__Plotting code records__.
>>>>>

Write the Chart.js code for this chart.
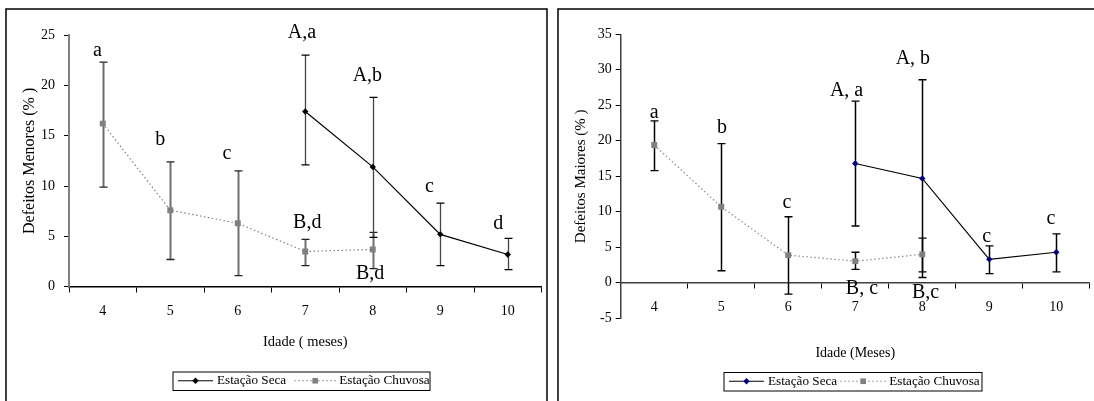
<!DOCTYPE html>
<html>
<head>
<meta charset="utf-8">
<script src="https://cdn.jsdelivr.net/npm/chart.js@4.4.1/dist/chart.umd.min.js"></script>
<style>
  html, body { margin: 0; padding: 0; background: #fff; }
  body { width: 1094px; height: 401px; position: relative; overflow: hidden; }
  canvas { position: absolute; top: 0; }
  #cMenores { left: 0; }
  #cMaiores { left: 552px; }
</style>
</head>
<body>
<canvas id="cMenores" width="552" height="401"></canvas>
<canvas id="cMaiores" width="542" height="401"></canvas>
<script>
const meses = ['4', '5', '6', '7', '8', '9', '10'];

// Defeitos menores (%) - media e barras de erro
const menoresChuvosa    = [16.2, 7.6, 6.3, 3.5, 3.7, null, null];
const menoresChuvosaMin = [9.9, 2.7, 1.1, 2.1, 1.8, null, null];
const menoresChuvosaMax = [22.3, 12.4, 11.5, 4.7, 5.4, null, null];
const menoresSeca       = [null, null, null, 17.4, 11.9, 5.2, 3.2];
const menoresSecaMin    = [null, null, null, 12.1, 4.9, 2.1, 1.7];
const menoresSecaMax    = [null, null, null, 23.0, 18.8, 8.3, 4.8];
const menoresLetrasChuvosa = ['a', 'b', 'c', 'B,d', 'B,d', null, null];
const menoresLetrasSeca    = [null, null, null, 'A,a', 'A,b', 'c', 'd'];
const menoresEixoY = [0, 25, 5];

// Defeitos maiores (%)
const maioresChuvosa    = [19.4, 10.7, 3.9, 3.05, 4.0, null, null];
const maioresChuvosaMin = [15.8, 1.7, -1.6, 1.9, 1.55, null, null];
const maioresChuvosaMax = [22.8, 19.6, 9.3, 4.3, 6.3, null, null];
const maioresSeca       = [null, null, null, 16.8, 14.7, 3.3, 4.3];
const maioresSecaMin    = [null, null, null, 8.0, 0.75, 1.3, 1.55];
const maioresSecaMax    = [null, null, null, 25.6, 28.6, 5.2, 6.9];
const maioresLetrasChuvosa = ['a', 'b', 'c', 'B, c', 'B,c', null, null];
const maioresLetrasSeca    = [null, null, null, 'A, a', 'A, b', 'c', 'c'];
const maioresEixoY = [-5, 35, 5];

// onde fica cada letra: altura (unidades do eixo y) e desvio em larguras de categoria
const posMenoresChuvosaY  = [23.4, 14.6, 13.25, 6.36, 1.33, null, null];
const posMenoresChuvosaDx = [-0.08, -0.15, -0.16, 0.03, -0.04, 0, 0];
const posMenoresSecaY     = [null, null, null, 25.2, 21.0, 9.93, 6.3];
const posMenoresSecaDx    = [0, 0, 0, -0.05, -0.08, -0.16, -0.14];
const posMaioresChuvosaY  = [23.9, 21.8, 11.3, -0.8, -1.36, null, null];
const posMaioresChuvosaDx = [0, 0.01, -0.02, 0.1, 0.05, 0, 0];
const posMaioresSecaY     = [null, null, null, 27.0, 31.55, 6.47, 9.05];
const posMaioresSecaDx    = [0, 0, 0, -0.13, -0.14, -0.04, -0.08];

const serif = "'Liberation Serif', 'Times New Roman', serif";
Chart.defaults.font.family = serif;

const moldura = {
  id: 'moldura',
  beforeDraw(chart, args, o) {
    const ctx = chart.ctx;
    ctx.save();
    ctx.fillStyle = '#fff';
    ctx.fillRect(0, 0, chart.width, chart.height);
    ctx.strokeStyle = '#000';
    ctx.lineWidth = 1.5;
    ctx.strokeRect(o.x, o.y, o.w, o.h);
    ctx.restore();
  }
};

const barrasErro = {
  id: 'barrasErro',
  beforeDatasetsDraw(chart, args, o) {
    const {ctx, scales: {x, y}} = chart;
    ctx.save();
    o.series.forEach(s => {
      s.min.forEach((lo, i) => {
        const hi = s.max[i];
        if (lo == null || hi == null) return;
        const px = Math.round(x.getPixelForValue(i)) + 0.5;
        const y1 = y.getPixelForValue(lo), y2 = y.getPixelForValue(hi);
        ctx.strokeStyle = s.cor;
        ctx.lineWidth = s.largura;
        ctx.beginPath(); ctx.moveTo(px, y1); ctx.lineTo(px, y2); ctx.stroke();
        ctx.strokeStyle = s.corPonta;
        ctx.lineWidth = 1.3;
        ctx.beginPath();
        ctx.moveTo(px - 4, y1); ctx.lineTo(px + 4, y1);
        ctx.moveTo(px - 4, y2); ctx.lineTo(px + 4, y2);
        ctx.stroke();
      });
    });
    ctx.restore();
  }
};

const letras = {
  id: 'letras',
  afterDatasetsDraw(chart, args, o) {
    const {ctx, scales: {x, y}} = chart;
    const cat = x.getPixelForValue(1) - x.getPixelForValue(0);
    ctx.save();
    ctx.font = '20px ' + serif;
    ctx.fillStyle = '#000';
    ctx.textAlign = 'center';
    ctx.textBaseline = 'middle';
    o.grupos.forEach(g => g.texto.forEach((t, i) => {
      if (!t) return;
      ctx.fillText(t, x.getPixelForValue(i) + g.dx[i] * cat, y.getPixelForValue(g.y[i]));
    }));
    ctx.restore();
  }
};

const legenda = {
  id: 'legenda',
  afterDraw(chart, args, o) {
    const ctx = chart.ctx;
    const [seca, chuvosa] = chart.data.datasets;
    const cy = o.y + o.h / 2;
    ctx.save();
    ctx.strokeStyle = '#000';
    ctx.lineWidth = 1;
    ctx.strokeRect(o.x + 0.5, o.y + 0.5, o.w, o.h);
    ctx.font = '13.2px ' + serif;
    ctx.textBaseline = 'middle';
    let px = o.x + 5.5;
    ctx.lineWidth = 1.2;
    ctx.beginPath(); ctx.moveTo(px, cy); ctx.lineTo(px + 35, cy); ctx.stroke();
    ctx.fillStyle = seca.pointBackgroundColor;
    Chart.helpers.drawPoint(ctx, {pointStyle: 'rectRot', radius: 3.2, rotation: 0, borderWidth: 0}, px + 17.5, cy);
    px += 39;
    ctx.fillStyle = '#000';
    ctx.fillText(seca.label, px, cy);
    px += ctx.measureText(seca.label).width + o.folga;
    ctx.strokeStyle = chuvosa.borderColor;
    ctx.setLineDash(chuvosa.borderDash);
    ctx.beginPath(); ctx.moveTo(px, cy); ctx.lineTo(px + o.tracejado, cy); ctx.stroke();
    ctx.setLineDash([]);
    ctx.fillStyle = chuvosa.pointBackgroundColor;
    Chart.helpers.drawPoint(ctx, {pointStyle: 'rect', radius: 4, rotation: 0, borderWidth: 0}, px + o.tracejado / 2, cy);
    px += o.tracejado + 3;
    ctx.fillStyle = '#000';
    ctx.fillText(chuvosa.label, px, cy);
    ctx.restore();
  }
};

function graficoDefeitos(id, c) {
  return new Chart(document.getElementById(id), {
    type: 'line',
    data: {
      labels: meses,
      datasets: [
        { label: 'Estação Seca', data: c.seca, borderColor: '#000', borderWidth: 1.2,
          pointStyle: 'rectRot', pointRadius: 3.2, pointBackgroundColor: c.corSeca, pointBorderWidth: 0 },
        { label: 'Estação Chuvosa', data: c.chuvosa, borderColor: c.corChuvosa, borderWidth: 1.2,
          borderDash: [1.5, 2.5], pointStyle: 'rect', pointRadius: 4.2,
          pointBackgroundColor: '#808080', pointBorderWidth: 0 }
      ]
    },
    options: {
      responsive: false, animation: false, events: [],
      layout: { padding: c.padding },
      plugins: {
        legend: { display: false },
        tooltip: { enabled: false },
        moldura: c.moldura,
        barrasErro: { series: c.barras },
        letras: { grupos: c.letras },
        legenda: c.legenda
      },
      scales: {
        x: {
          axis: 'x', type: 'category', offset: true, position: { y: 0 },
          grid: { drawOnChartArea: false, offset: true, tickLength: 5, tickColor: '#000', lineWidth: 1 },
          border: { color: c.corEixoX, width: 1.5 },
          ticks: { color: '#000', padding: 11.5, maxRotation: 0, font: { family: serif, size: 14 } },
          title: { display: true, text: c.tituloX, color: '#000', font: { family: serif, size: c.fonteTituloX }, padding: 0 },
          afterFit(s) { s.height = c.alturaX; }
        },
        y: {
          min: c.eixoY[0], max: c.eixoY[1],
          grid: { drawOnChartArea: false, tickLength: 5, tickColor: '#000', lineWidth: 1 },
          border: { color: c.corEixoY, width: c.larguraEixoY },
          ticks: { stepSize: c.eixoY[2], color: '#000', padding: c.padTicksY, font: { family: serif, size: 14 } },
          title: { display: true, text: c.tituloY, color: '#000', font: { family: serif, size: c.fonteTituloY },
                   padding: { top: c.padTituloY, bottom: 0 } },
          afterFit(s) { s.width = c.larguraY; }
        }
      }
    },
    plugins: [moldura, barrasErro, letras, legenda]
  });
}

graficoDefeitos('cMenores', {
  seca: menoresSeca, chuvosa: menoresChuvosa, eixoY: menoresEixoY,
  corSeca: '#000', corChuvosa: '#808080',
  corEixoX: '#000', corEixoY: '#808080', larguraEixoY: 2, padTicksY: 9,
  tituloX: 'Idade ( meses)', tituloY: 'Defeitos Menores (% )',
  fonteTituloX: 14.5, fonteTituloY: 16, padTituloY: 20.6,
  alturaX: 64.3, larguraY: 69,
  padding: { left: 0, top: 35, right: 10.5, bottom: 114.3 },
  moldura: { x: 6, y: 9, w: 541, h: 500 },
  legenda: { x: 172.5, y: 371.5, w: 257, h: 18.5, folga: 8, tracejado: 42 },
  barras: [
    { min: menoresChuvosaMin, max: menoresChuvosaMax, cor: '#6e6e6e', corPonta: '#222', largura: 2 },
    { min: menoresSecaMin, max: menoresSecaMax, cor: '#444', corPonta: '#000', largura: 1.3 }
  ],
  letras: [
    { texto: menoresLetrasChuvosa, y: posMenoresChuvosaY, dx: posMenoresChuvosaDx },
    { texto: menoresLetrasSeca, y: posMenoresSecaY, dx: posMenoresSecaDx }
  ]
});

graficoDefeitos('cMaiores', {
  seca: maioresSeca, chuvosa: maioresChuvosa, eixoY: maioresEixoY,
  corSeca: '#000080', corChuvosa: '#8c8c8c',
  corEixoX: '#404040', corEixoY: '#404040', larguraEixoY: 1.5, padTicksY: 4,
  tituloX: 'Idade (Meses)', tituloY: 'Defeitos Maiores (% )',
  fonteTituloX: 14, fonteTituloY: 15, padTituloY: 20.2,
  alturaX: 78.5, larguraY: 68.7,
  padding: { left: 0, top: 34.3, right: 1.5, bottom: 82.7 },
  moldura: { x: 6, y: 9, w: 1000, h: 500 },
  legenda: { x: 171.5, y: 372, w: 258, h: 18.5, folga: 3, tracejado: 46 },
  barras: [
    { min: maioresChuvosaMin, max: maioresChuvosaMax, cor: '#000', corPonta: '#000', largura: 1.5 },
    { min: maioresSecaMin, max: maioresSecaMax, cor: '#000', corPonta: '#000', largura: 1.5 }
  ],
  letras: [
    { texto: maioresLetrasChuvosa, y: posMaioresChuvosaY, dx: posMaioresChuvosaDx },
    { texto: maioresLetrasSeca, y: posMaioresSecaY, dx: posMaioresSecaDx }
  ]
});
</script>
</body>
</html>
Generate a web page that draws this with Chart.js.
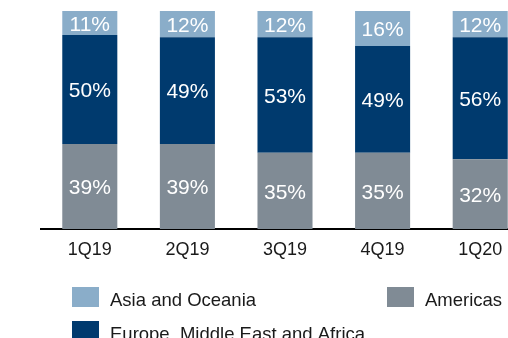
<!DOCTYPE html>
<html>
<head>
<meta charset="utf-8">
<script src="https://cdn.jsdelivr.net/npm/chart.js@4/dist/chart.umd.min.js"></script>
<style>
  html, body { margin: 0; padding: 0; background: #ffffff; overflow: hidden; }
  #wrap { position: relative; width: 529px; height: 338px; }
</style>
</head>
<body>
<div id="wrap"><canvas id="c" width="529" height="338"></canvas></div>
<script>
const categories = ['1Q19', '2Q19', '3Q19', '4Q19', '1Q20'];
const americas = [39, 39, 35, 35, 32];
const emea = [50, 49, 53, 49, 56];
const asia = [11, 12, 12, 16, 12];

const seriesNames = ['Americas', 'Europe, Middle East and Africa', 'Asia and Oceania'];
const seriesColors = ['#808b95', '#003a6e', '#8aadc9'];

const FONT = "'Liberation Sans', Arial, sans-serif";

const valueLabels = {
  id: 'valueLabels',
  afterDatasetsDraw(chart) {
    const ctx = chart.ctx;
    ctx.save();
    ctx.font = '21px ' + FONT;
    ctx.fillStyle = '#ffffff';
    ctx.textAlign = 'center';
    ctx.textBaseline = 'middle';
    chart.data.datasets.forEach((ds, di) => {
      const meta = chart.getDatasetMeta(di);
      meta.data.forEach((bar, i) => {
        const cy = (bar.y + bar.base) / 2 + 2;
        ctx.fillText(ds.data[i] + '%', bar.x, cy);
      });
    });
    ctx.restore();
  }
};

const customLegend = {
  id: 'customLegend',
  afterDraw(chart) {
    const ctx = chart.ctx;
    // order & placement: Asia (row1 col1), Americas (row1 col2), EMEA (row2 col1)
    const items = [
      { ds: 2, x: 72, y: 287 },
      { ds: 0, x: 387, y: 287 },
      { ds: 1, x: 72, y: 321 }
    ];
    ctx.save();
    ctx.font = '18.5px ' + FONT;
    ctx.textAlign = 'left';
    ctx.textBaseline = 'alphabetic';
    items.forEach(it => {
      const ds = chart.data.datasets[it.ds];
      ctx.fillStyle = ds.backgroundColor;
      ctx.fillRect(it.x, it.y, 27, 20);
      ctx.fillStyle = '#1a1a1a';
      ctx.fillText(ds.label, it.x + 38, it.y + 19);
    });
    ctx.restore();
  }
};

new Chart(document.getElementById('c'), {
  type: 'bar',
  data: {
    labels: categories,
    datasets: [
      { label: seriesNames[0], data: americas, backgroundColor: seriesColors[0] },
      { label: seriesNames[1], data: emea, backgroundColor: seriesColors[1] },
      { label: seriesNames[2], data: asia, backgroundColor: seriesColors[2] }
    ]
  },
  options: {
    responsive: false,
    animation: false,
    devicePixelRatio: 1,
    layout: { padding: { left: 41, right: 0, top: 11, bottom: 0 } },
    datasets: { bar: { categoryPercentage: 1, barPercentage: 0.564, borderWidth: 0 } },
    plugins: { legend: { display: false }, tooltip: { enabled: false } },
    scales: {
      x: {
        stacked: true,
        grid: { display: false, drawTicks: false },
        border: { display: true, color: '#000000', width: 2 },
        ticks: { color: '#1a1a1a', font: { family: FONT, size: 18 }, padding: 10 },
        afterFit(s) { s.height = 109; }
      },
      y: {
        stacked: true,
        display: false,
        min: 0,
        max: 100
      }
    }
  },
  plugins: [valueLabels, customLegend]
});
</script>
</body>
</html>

<<<<<

__STATED GOAL__. Starting at the top of the listing above, please restate word for word each line up to and including the one that holds "const meses = ['4', '5', '6', '7', '8', '9', '10'];", omitting every image.

__FULL ANSWER__.
Write the Chart.js code for this chart.
<!DOCTYPE html>
<html>
<head>
<meta charset="utf-8">
<script src="https://cdn.jsdelivr.net/npm/chart.js@4.4.1/dist/chart.umd.min.js"></script>
<style>
  html, body { margin: 0; padding: 0; background: #fff; }
  body { width: 1094px; height: 401px; position: relative; overflow: hidden; }
  canvas { position: absolute; top: 0; }
  #cMenores { left: 0; }
  #cMaiores { left: 552px; }
</style>
</head>
<body>
<canvas id="cMenores" width="552" height="401"></canvas>
<canvas id="cMaiores" width="542" height="401"></canvas>
<script>
const meses = ['4', '5', '6', '7', '8', '9', '10'];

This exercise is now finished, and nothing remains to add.